We're talking about drug addicts who knowingly make their own children sick, encourage their own children to smoke by their own behavior, and lead their own offspring to an early grave.
The killing of their own offspring in order to obtain their "fix" is pathetically the greatest indicator of the level of enslavement that smokers find themselves in to nicotine.
They'll never compromise, because they are slaves to their master (nicotine), a master who will make them feel pain if they don't pay homage at least every fifteen minutes during their waking hours for their entire drug addicted lives.
And let's not forget this scenario: Two parents who shell out $3.75/pack @ two packs a day for the household works out to two hundred and fifty dollars a month.
If these parents invested two hundred and fifty dollars a month for eighteen years that works out to fifty four thousand dollars **Without earning a penny in interest**
No Dave, these drug addicts will be the same one's who shrug their shoulders when their children come to them, and ask them to help them meet college cost.
JeromeProphet
I'm not so certain that's entirely fair. I'm a non-smoker, but this proscription of a perfectly legal (if unhealthy, foolish, and somewhat disgusting) habit strikes me as the thin edge of a wedge. Next, we'll be effectively prohibiting beverage alcohol by making it very difficult to get any; I suspect that, as you are the author of "Friday Beer Blogging", you very possibly share this particular vice with me.

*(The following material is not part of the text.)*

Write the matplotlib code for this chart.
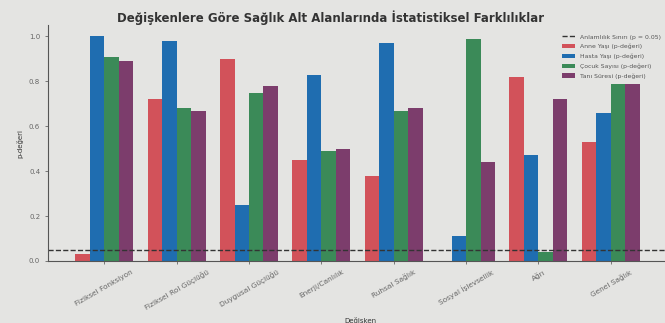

Rich Daley, with his usual blend of ham-fistedness and barely comprehensible moralizing, is already making it harder than hell to get or keep a liquor license in Chicago (except, of course, for those who pay up).
Further, it strikes me as hypocritical in the extreme units of local government like Chicago which slaps a hefty local tax on sales of tobacco, should thereafter ban its use in places where it has traditionally been used.